## Problem
Search the data below for "matplotlib"; list each line that holds it.

--- Start of Provided material ---

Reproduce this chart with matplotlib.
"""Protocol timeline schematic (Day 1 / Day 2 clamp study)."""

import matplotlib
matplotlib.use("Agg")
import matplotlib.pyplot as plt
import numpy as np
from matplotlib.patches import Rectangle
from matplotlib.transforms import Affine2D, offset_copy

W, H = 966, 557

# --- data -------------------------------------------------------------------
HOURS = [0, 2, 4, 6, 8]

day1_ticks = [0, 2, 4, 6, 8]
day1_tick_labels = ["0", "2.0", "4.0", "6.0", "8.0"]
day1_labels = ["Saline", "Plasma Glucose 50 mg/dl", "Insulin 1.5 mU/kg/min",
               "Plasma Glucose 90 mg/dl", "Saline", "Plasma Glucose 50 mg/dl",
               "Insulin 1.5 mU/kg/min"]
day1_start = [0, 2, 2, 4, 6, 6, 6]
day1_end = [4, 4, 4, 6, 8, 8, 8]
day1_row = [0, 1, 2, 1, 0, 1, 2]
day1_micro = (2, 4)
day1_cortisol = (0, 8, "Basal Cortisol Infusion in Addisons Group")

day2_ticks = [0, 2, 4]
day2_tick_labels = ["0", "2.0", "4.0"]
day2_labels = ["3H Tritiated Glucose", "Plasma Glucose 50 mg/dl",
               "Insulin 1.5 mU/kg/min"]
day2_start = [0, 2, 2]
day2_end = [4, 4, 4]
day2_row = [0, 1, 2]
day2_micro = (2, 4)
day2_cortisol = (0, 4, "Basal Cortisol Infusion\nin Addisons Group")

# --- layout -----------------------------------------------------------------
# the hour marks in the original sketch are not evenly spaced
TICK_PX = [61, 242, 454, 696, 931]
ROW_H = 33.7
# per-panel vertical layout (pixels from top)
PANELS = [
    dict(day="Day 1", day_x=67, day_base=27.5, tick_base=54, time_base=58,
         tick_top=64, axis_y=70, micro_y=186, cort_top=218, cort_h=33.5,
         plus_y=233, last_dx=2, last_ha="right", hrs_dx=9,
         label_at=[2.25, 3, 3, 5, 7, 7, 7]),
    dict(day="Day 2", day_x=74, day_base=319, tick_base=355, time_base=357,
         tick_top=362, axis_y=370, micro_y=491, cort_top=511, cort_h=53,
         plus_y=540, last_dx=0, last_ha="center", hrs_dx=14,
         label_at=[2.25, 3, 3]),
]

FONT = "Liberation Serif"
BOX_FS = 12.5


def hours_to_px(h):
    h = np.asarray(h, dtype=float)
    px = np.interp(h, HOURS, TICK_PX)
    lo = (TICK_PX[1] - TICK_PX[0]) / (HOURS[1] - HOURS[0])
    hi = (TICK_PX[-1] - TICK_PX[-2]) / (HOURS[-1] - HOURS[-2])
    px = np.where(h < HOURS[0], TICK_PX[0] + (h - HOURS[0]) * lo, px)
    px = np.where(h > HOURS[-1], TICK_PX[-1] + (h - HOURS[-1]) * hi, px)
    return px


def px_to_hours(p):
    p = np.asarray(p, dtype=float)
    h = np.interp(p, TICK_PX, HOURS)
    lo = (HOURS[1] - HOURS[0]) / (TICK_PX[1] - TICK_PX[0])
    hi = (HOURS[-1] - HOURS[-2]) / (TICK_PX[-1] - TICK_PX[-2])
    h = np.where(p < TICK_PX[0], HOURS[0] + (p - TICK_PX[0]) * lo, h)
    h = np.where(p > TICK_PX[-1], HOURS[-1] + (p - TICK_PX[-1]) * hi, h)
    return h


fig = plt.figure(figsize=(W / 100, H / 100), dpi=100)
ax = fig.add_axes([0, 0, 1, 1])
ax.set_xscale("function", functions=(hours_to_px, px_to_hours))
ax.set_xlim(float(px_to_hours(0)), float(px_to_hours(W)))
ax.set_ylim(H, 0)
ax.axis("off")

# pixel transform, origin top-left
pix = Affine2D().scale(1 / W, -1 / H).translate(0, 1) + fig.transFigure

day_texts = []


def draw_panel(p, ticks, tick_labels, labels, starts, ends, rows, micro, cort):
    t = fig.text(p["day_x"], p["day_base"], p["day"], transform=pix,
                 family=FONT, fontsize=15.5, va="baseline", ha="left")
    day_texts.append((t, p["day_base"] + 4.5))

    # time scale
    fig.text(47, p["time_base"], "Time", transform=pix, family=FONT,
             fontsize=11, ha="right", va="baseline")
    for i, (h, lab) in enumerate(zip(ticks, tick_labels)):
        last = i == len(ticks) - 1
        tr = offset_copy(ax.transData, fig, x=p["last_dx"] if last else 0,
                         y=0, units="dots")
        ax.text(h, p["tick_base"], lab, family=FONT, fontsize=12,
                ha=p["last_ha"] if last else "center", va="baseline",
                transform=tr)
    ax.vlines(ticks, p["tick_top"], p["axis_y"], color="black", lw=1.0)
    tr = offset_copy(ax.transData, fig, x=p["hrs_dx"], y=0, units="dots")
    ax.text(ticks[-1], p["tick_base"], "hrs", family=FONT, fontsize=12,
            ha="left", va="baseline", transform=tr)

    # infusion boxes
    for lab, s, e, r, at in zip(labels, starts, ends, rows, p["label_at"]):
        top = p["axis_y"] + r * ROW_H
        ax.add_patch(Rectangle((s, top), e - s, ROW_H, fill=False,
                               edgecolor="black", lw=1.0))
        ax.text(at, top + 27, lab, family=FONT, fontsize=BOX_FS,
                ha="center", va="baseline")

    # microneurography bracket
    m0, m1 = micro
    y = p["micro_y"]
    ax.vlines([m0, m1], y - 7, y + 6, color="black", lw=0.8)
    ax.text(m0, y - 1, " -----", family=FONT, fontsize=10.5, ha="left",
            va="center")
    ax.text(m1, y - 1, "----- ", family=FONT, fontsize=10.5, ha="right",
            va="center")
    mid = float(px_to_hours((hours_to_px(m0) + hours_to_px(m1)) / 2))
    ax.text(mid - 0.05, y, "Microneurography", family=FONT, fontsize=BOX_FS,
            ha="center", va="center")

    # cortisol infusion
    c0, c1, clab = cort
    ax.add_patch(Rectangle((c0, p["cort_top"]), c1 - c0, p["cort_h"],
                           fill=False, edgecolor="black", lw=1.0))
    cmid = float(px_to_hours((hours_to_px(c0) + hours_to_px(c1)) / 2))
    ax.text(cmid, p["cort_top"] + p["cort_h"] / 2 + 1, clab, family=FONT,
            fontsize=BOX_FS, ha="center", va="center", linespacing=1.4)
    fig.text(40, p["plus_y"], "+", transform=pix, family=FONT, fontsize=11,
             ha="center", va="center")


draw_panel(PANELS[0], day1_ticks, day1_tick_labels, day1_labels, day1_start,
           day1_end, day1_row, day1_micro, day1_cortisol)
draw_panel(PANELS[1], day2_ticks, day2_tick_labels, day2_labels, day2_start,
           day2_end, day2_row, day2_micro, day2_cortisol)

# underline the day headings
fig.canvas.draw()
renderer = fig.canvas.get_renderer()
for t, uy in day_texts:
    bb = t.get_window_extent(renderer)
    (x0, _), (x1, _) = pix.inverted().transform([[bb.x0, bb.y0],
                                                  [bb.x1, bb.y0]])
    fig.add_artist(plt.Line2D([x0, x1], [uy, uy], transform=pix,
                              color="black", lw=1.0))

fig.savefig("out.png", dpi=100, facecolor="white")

--- End of Provided material ---

## Result
Reproduce this chart with matplotlib.
import matplotlib
matplotlib.use("Agg")
import matplotlib.pyplot as plt
from matplotlib.patches import Rectangle
from matplotlib.transforms import Affine2D, offset_copy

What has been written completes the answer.